There is also a market reality worth acknowledging. Many organisations, particularly those with fewer than thirty engineers, do not yet need a dedicated DevSecOps hire. A senior DevOps engineer with security awareness and quarterly penetration testing covers the majority of their risk at a fraction of the cost. Targeting your job search at organisations with fifty or more engineers, active cloud-native programmes, and existing DevOps teams gives you a far better chance of finding a role that actually uses your skills rather than treating you as an expensive generalist.

Patience matters too. The first role is the hardest to land. The second is considerably easier once you have production experience to discuss. Build the portfolio, write about what you learn, and target organisations where the role is genuinely needed.

— Rob

Find your next DevSecOps role with Securityjobsboard

https://www.securityjobsboard.co.uk

Securityjobsboard connects aspiring and experienced security professionals with employers across the UK who are actively hiring. If you are building towards a DevSecOps role or ready to make the move now, the platform lists security-specific vacancies tailored to technical and operational skill sets. Northern Ireland in particular has a growing cluster of technology and security employers worth exploring. Browse security jobs in Northern Ireland to see current openings, or create a free profile on Securityjobsboard to set up job alerts and upload your CV so relevant employers can find you directly.

FAQ

What does a DevSecOps engineer actually do day to day?

A DevSecOps engineer integrates security controls into CI/CD pipelines, manages container and Kubernetes security, and works with development teams to identify and remediate vulnerabilities before code reaches production. The role combines hands-on tooling work with cross-team collaboration and security policy enforcement.

How long does it take to transition into DevSecOps?

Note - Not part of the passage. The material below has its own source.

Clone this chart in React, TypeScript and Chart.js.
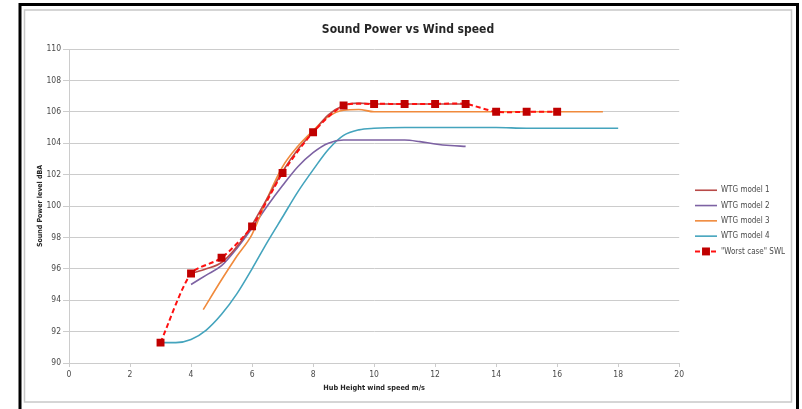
import { useEffect, useRef } from 'react';
import { Chart, Legend, registerables } from 'chart.js';
import type { Plugin, LegendItem } from 'chart.js';

Chart.register(...registerables);

// Wind speeds (m/s) and sound power levels (dBA)
const worstX = [3, 4, 5, 6, 7, 8, 9, 10, 11, 12, 13, 14, 15, 16];
const worstY = [91.3, 95.7, 96.7, 98.7, 102.1, 104.7, 106.4, 106.5, 106.5, 106.5, 106.5, 106.0, 106.0, 106.0];

const model1X = [4, 4.5, 5, 5.5, 6, 6.5, 7, 7.5, 8, 8.5, 9, 9.5, 10, 11, 12, 13];
const model1Y = [95.7, 96.0, 96.4, 97.4, 98.8, 100.5, 102.2, 103.6, 104.7, 105.8, 106.4, 106.55, 106.5, 106.5, 106.5, 106.5];

const model2X = [4, 4.5, 5, 5.5, 6, 6.5, 7, 7.5, 8, 8.5, 9, 9.5, 10, 10.5, 11, 11.5, 12, 12.5, 13];
const model2Y = [95.0, 95.6, 96.2, 97.3, 98.6, 100.0, 101.3, 102.5, 103.4, 104.0, 104.2, 104.2, 104.2, 104.2, 104.2, 104.1, 103.95, 103.85, 103.8];

const model3X = [4.4, 5, 5.5, 6, 6.5, 7, 7.5, 8, 8.5, 9, 9.5, 10, 11, 12, 13, 14, 15, 16, 17, 17.5];
const model3Y = [93.4, 95.3, 96.8, 98.2, 100.5, 102.5, 103.8, 104.8, 105.7, 106.1, 106.15, 106.0, 106.0, 106.0, 106.0, 106.0, 106.0, 106.0, 106.0, 106.0];

const model4X = [3, 3.5, 4, 4.5, 5, 5.5, 6, 6.5, 7, 7.5, 8, 8.5, 9, 9.5, 10, 11, 12, 13, 14, 15, 16, 17, 18];
const model4Y = [91.3, 91.3, 91.5, 92.1, 93.1, 94.4, 96.0, 97.7, 99.3, 100.9, 102.3, 103.6, 104.5, 104.85, 104.95, 105.0, 105.0, 105.0, 105.0, 104.95, 104.95, 104.95, 104.95];

const FONT = "'Liberation Sans Narrow', 'DejaVu Sans Condensed', sans-serif";
const GRID = '#cccccc';
const TEXT = '#4a4a4a';
const BOX_W = 22;
const LEGEND_PAD = 6.8;

const pts = (xs: number[], ys: number[]) => xs.map((x, i) => ({ x, y: ys[i] }));

// white page, black scan edge and the grey chart border
const frame: Plugin<'line'> = {
  id: 'frame',
  beforeDraw(chart) {
    const { ctx, width, height } = chart;
    ctx.save();
    ctx.fillStyle = '#ffffff';
    ctx.fillRect(0, 0, width, height);
    ctx.strokeStyle = '#000000';
    ctx.lineWidth = 3;
    ctx.beginPath();
    ctx.moveTo(20, height);
    ctx.lineTo(20, 4.5);
    ctx.lineTo(797.5, 4.5);
    ctx.lineTo(797.5, height);
    ctx.stroke();
    ctx.strokeStyle = '#c8c8c8';
    ctx.lineWidth = 1.5;
    ctx.strokeRect(24.5, 10, 767, 392);
    ctx.restore();
  },
};

// move the legend block and draw its line / marker samples
const legendSamples: Plugin<'line'> = {
  id: 'legendSamples',
  afterLayout(chart) {
    const lg = chart.legend as any;
    if (!lg) return;
    const w = lg.right - lg.left;
    const h = lg.bottom - lg.top;
    lg.left = 695 - LEGEND_PAD;
    lg.right = lg.left + w;
    lg.top = 190 - 4 - LEGEND_PAD;
    lg.bottom = lg.top + h;
  },
  afterDraw(chart) {
    const lg = chart.legend as any;
    if (!lg || !lg.legendHitBoxes) return;
    const ctx = chart.ctx;
    (lg.legendItems as LegendItem[]).forEach((item, i) => {
      const hb = lg.legendHitBoxes[i];
      const ds = chart.data.datasets[item.datasetIndex as number] as any;
      const y = hb.top + hb.height / 2;
      ctx.save();
      ctx.strokeStyle = ds.borderColor;
      ctx.lineWidth = ds.borderWidth;
      ctx.setLineDash(ds.borderDash ?? []);
      ctx.beginPath();
      ctx.moveTo(hb.left, y);
      ctx.lineTo(hb.left + BOX_W, y);
      ctx.stroke();
      if (ds.pointRadius > 0) {
        const s = ds.pointRadius / Math.SQRT2;
        ctx.fillStyle = ds.pointBackgroundColor;
        ctx.fillRect(hb.left + BOX_W / 2 - s, y - s, 2 * s, 2 * s);
      }
      ctx.restore();
    });
  },
};

export default function App(): JSX.Element {
  const canvasRef = useRef<HTMLCanvasElement>(null);

  useEffect(() => {
    if (!canvasRef.current) return;
    const base = { pointRadius: 0, borderWidth: 1.6, fill: false, cubicInterpolationMode: 'monotone' as const };

    const chart = new Chart(canvasRef.current, {
      type: 'line',
      data: {
        datasets: [
          { ...base, label: 'WTG model 1', data: pts(model1X, model1Y), borderColor: '#b84a48', order: 1 },
          { ...base, label: 'WTG model 2', data: pts(model2X, model2Y), borderColor: '#7d62a3', order: 3 },
          { ...base, label: 'WTG model 3', data: pts(model3X, model3Y), borderColor: '#f08a3c', order: 2 },
          { ...base, label: 'WTG model 4', data: pts(model4X, model4Y), borderColor: '#44a4bd', order: 4 },
          {
            label: '"Worst case" SWL',
            data: pts(worstX, worstY),
            borderColor: '#ff1010',
            borderWidth: 2,
            borderDash: [5, 3],
            tension: 0.25,
            pointStyle: 'rect',
            pointRadius: 5.6,
            pointBackgroundColor: '#c00000',
            pointBorderColor: '#c00000',
            pointBorderWidth: 0,
            order: 0,
          },
        ],
      },
      options: {
        responsive: false,
        animation: false,
        layout: { padding: { left: 30, right: 16, top: 0, bottom: 16 } },
        plugins: {
          title: {
            display: true,
            text: 'Sound Power vs Wind speed',
            color: '#262626',
            font: { family: FONT, size: 12, weight: 'bold' },
            padding: { top: 23, bottom: 11.6 },
          },
          legend: {
            position: 'right',
            align: 'start',
            labels: {
              boxWidth: BOX_W,
              boxHeight: 8.5,
              padding: LEGEND_PAD,
              color: TEXT,
              font: { family: FONT, size: 8 },
              sort: (a, b) => (a.datasetIndex as number) - (b.datasetIndex as number),
              generateLabels: c =>
                Legend.defaults.labels.generateLabels(c).map((l: LegendItem) => ({
                  ...l,
                  fillStyle: 'rgba(0,0,0,0)',
                  strokeStyle: 'rgba(0,0,0,0)',
                  lineWidth: 0,
                })),
            },
          },
          tooltip: { enabled: false },
        },
        scales: {
          x: {
            type: 'linear',
            min: 0,
            max: 20,
            ticks: { stepSize: 2, color: TEXT, font: { family: FONT, size: 8.5 }, padding: 3 },
            grid: { drawOnChartArea: false, drawTicks: true, tickLength: 4, tickColor: GRID },
            border: { display: true, color: GRID },
            title: {
              display: true,
              text: 'Hub Height wind speed m/s',
              color: '#262626',
              font: { family: FONT, size: 7.3, weight: 'bold' },
              padding: { top: 0, bottom: 1 },
            },
            afterFit: s => { s.height = 30; },
          },
          y: {
            min: 90,
            max: 110,
            ticks: { stepSize: 2, color: TEXT, font: { family: FONT, size: 8.5 }, padding: 2 },
            grid: { color: GRID, drawTicks: true, tickLength: 6, tickColor: GRID },
            border: { display: true, color: GRID },
            title: {
              display: true,
              text: 'Sound Power level dBA',
              color: '#262626',
              font: { family: FONT, size: 7, weight: 'bold' },
              padding: { top: 5.8, bottom: 0 },
            },
            afterFit: s => { s.width = 39; },
          },
        },
      },
      plugins: [frame, legendSamples],
    });

    return () => { chart.destroy(); };
  }, []);

  return (
    <div style={{ position: 'fixed', left: 0, top: 0, width: 802, height: 409, background: '#fff' }}>
      <canvas ref={canvasRef} width={802} height={409} />
    </div>
  );
}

Most committed learners become job-ready in five to nine months when combining certification study with portfolio development. The timeline varies depending on your starting background, with DevOps engineers typically transitioning faster than pure security analysts.

Which certification should I get first for a DevSecOps career?

CompTIA Security+ is the recommended starting point for candidates without a formal security background, as it covers foundational concepts recognised by UK and US employers alike. Once you have that, CKA followed by CKS is the most direct path for cloud-native DevSecOps roles.

Is DevSecOps better paid than DevOps?

DevSecOps roles command a 15 to 25 per cent salary premium over equivalent DevOps positions at the same seniority level, reflecting the additional security specialism required. US market data for 2026 shows junior DevSecOps salaries starting at $90,000 to $110,000, rising to $250,000 and above at director level.

Do I need a degree to get into DevSecOps?

A degree is not a requirement for most DevSecOps roles. Employers prioritise demonstrable skills, certifications like CKS and Security+, and a portfolio of working artefacts over formal academic qualifications, particularly at entry and mid-level.